Club shows and coffee shops have been where you’d find the intricate, whimsical work of Asheville’s indie crafters.
Now they’re getting together for The Big Crafty, the community’s big coming out party.
“The difference between indie craft and the wider world of craft is that indie craft is more accessible,” said Brandy Bourne, who refashions jewelry out of vintage pieces and creates the hipster “Ladies of Punk” coloring books.
“I heard someone describe indie crafters as people that spend a lot of time on computers,” she said. “There’s a desire to connect more with things without having to be a career crafts person. For me, it’s more of a fun outlet than a primary source of income.”
Indie craft, the subterranean cousin of the fine craft industry, is emerging nationally as a recognized art form, much like “outsider art” became mainstream decades ago in the fine arts world.
But The Big Crafty isn’t just jumping on the indie craft bandwagon, organizers contend.
Asheville has craft and indie “cred” in its bones (there are more than 100 Asheville-based sellers on etsy.com, an indie craft Web site).
The Big Crafty’s soul mates are the craft fetes Renegade Craft Fair in Brooklyn and San Francisco, the Bazaar Bizarre in Boston and Los Angeles and the Indie Craft Experience in Atlanta.
The Big Crafty includes established artists such as Suzie Millions, a Fairview resident whose book “The Complete Book of Retro Crafts” (Sterling Publishing, $14.95) was released in January. Also showing work is the Knoxville, Tenn., letterpress print shop Yee-Haw Industries.

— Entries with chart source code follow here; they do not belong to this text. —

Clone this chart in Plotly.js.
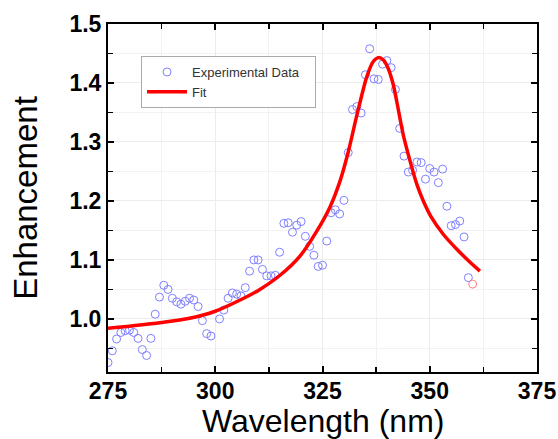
<!DOCTYPE html>
<html><head><meta charset="utf-8">
<script src="https://cdn.plot.ly/plotly-3.0.1.min.js"></script>
<style>html,body{margin:0;padding:0;background:#fff}#chart{width:558px;height:439px}</style>
</head><body><div id="chart"></div>
<script>
// Experimental data (wavelength nm, enhancement)
const expX = [275,276,277,278,279,280,281,282,283,284,285,286,287,288,289,290,291,292,293,294,295,296,297,298,299,
  301,302,303,304,305,306,307,308,309,310,311,312,313,314,315,316,317,318,319,320,321,322,323,324,325,326,327,328,329,330,
  331,332,333,334,335,336,337,338,339,340,341,342,343,344,345,346,347,348,349,350,351,352,353,354,355,356,357,358,359];
const expY = [0.926,0.946,0.966,0.977,0.980,0.981,0.977,0.967,0.948,0.938,0.967,1.008,1.037,1.057,1.050,1.035,1.029,1.025,1.030,1.035,1.032,1.021,0.997,0.975,0.971,
  1.000,1.015,1.035,1.044,1.042,1.039,1.053,1.081,1.100,1.100,1.084,1.073,1.073,1.074,1.113,1.162,1.163,1.147,1.159,1.165,1.140,1.123,1.108,1.089,1.091,1.132,1.180,1.185,1.178,1.201,
  1.282,1.355,1.360,1.349,1.414,1.458,1.407,1.406,1.432,1.438,1.426,1.389,1.323,1.276,1.249,1.252,1.266,1.265,1.237,1.255,1.249,1.231,1.254,1.191,1.158,1.160,1.166,1.139,1.070];
// Highlighted last point
const lastX = [360];
const lastY = [1.059];
// Fit curve
const fitX = [275,287.5,294,300,305.8,310.4,315.1,319.8,323.6,326.7,329.1,331.0,333.0,335.3,336.8,338.0,339.2,340.3,341.5,342.3,343.8,345.4,347.0,348.5,350.4,353.1,356.2,359.4,361.7];
const fitY = [0.984,0.994,1.001,1.013,1.032,1.050,1.074,1.107,1.148,1.189,1.234,1.283,1.345,1.410,1.436,1.443,1.439,1.425,1.397,1.369,1.313,1.268,1.228,1.200,1.172,1.144,1.119,1.096,1.081];
// Axis ticks
const xTicks = [275,300,325,350,375];
const yTicks = [1.0,1.1,1.2,1.3,1.4,1.5];
const xTitle = 'Wavelength (nm)';
const yTitle = 'Enhancement';

const traces = [
  {x: expX, y: expY, type: 'scatter', mode: 'markers', name: 'Experimental Data\u00a0\u00a0\u00a0',
   marker: {symbol: 'circle-open', size: 8, color: '#8080ff', line: {width: 1, color: '#8080ff'}}},
  {x: fitX, y: fitY, type: 'scatter', mode: 'lines', name: 'Fit',
   line: {color: '#ff0000', width: 3.5, shape: 'spline', smoothing: 0.8}},
  {x: lastX, y: lastY, type: 'scatter', mode: 'markers', showlegend: false,
   marker: {symbol: 'circle-open', size: 8, color: '#ff8080', line: {width: 1, color: '#ff8080'}}}
];

const FONT = 'Liberation Sans, Arial, sans-serif';
const axisCommon = {
  showline: true, linecolor: '#000', linewidth: 2, mirror: 'allticks',
  ticks: 'inside', ticklen: 6, tickwidth: 2, tickcolor: '#000',
  showgrid: true, gridcolor: '#ececec', gridwidth: 1, zeroline: false,
  tickfont: {family: FONT, size: 23, color: '#000', weight: 'bold'}
};

const layout = {
  width: 558, height: 439,
  margin: {l: 108, r: 21, t: 24, b: 67},
  paper_bgcolor: '#fff', plot_bgcolor: '#fff',
  showlegend: true,
  xaxis: Object.assign({}, axisCommon, {
    range: [275, 375], tickvals: xTicks, ticktext: xTicks.map(String),
    ticklabelstandoff: -3,
    minor: {dtick: 12.5, tick0: 275, ticks: 'inside', ticklen: 5, tickwidth: 1.5, tickcolor: '#000', showgrid: true, gridcolor: '#f2f2f2'}
  }),
  yaxis: Object.assign({}, axisCommon, {
    range: [0.91, 1.5], tickvals: yTicks, ticktext: yTicks.map(v => v.toFixed(1)),
    minor: {dtick: 0.05, tick0: 1.0, ticks: 'inside', ticklen: 5, tickwidth: 1.5, tickcolor: '#000', showgrid: true, gridcolor: '#f2f2f2'},
    title: {text: yTitle, font: {family: FONT, size: 33, color: '#000'}, standoff: 22}
  }),
  annotations: [
    {text: xTitle, xref: 'paper', yref: 'paper', x: 0.5, y: (372 - 402) / 348,
     xanchor: 'center', yanchor: 'top', showarrow: false, borderpad: 0,
     font: {family: FONT, size: 32, color: '#000'}}
  ],
  legend: {x: 0.077, y: 0.908, xanchor: 'left', yanchor: 'top',
    bgcolor: '#fff', bordercolor: '#aaa', borderwidth: 1,
    font: {family: FONT, size: 13, color: '#333'},
    itemwidth: 40, tracegroupgap: 0}
};

Plotly.newPlot('chart', traces, layout, {displayModeBar: false, staticPlot: true});
</script></body></html>
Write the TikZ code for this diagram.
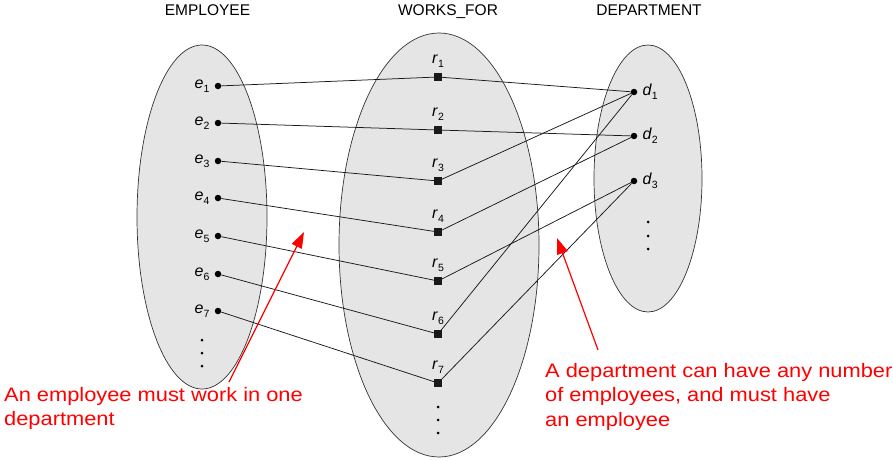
\documentclass[tikz,border=0pt]{standalone}
\usepackage{fontspec}
\setmainfont{Liberation Sans}
\newfontfamily\notefont[FakeStretch=1.12]{Liberation Sans}
\usetikzlibrary{shapes.geometric,arrows.meta}
% italic letter with a lowered index
\newcommand\idx[2]{\textit{#1}\raisebox{-0.5ex}{\fontsize{10.5}{10.5}\selectfont #2}}

\tikzset{
  entityset/.style={ellipse, draw=black!80, fill=black!10, line width=0.7pt, inner sep=0pt},
  title/.style={font=\fontsize{15.5}{15.5}\selectfont, anchor=base},
  edot/.style={circle, fill=black, inner sep=0pt, minimum size=6.5pt},
  rbox/.style={rectangle, fill=black!90, inner sep=0pt, minimum size=7.5pt},
  lbl/.style={font=\fontsize{16}{16}\selectfont, inner sep=1pt},
  link/.style={draw=black!90, line width=0.75pt},
  more/.style={circle, fill=black, inner sep=0pt, minimum size=3pt},
  note/.style={text=red, font=\notefont\fontsize{19.5}{24.5}\selectfont, align=left, inner sep=0pt, anchor=north west},
  notearrow/.style={draw=red, line width=1.2pt, -{Triangle[length=16pt,width=11pt]}},
}

\begin{document}
\begin{tikzpicture}[x=1pt,y=-1pt]
  \useasboundingbox (0,0) rectangle (893,460);

  % the three sets
  \node[entityset, minimum width=130pt, minimum height=344pt] (emp) at (202,217) {};
  \node[entityset, minimum width=200pt, minimum height=424pt] (works) at (439,245) {};
  \node[entityset, minimum width=108pt, minimum height=267pt] (dept) at (648,178.5) {};

  \node[title] (tEmp) at (207.5,16) {EMPLOYEE};
  \node[title] (tWorks) at (448,16) {WORKS\_FOR};
  \node[title] (tDept) at (649,16) {DEPARTMENT};

  % employees
  \foreach \i/\y in {1/86,2/123,3/161,4/198,5/236,6/274,7/311}
    \node[edot, label={[lbl, label distance=4pt]left:\idx{e}{\i}}] (e\i) at (218,\y) {};
  % relationship instances
  \foreach \i/\y in {1/77,2/130,3/181,4/232,5/281,6/334,7/383}
    \node[rbox, label={[lbl, label distance=4pt]above:\idx{r}{\i}}] (r\i) at (438,\y) {};
  % departments
  \foreach \i/\y in {1/92,2/136,3/181}
    \node[edot, label={[lbl, label distance=4pt]right:\idx{d}{\i}}] (d\i) at (634,\y) {};

  % continuation dots
  \foreach \y [count=\k] in {340,353,366}
    \node[more] (eMore\k) at (202,\y) {};
  \foreach \y [count=\k] in {407,420,433}
    \node[more] (rMore\k) at (438,\y) {};
  \foreach \y [count=\k] in {222,236,249}
    \node[more] (dMore\k) at (648,\y) {};

  % participation links
  \foreach \i in {1,...,7}
    \path[link] (e\i) -- (r\i);
  \foreach \r/\d in {1/1,2/2,3/1,4/2,5/3,6/1,7/3}
    \path[link] (r\r) -- (d\d);

  % annotations
  \node[note] (noteEmp) at (4,387) {An employee must work in one\\department};
  \node[note] (noteDept) at (545,363) {A department can have any number\\of employees, and must have\\an employee};

  \coordinate (tailEmp) at (229,382);
  \coordinate (tipEmp) at (304,232);
  \coordinate (tailDept) at (598,350);
  \coordinate (tipDept) at (557,238);
  \draw[notearrow] (tailEmp) -- (tipEmp);
  \draw[notearrow] (tailDept) -- (tipDept);
\end{tikzpicture}
\end{document}
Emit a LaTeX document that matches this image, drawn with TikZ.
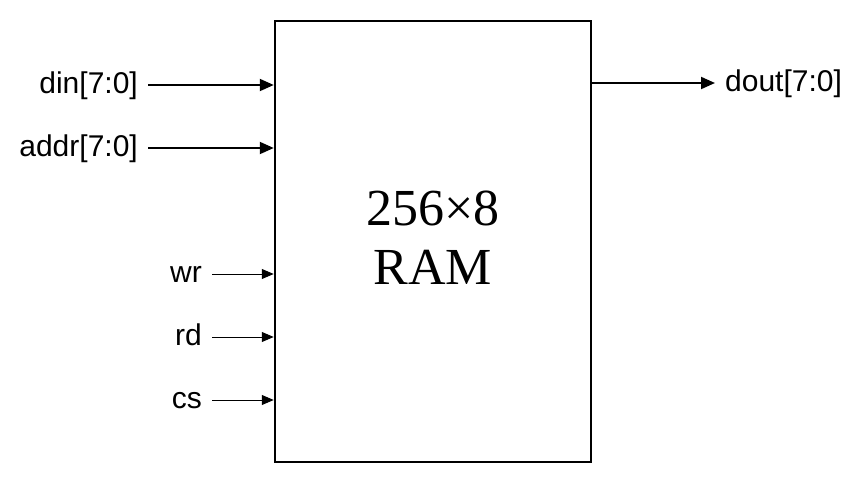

“It’s really hard to pigeonhole what indie craft is, but you know it when you see it. There’s a certain edge to it,” said crafter Justin Rabuck (painting and woodcuts). “Some of it will be familiar to people knee deep in that art scene. Hopefully to the rest of Asheville and the world, it will be an eye-opening big surprise that will leave everyone with a big smile.”